Whereas the other transpositions take individual components within a picture and treat them as three-dimensional objects within the viewer's own space, in the Chair series, Caro respects the claustrophobic sense in Van Gogh's original of the chair bursting within the psychologically charged space of his room. Van Gogh painted this picture days before Gauguin's dramatic exit from his life which precipitated the nervous breakdown in which he cut off his ear. Caro makes the chair from stoneware which contrasts with the rusted steel that denotes the surrounding room. The chair is actually made up of "loaves" (a ceramicist's term for the received shape of blocks of material) that Caro has squashed and pulverised into expressive shape. They are awkward, heavy, almost gawkish forms, looking sometimes like elephants' feet, sometimes like arches from Stonehenge. It is ironic that, through engagement with the painting canon, Caro has finally entered his primitive phase.
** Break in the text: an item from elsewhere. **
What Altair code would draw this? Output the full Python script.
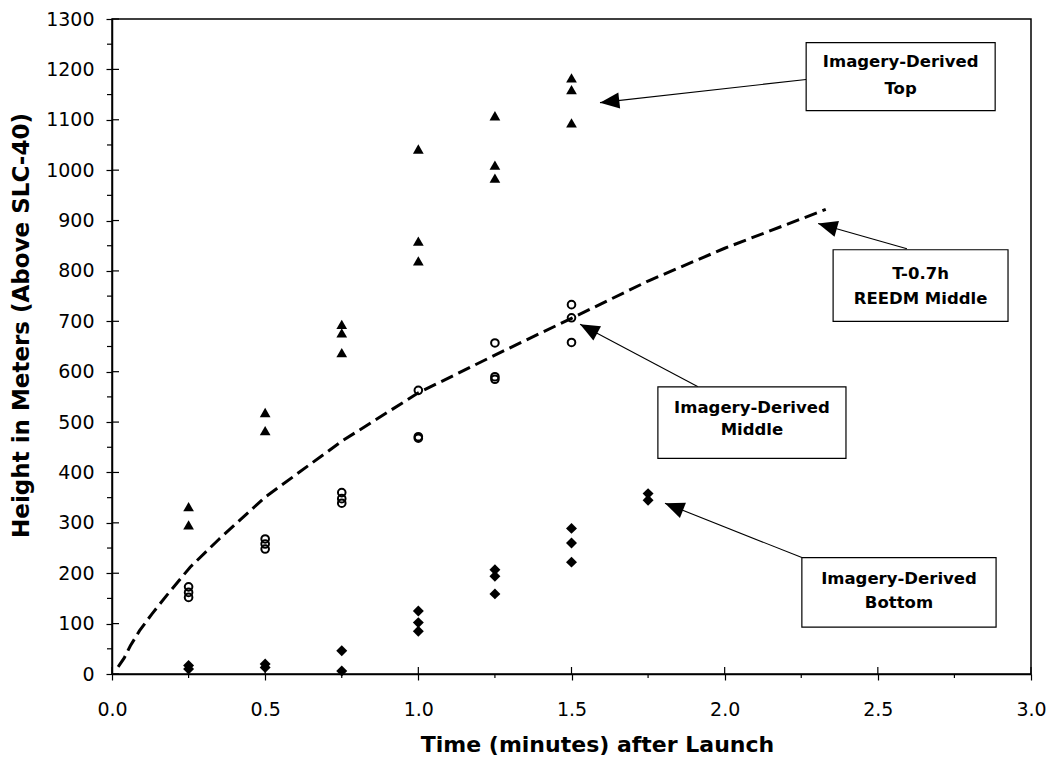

In reworking such old masters as Rembrandt and Goya, Caro keeps company with some unlikely contemporaries. Frank Auerbach, the expressive realist painter who showed his Old Master transcriptions at the National Gallery three years ago, has also tackled a Rembrandt deposition (his in London, Caro's in Munich) while Goya's anti-war images have also found contemporary sculptural form as shop mannequins, thanks to the brothers Jake and Dinos Chapman whose tree-hanging mutilated corpses was a centrepiece of the recent "Sensation" show. But Caro's whole relationship to the Old Masters is of an order different from either the School of London painters or YBAs. There is no sense of Caro "taking on" the masters in some heroic, existential struggle to receive their reluctant blessing. Nor is there a whiff of irony or deconstruction in his approach. Tradition is neither a club he is desperate to join nor a pool of images to be raided but a place he likes to visit for assured aesthetic experience `Sculpture from Painting', National Gallery, London WC2, 25 February- 4 May.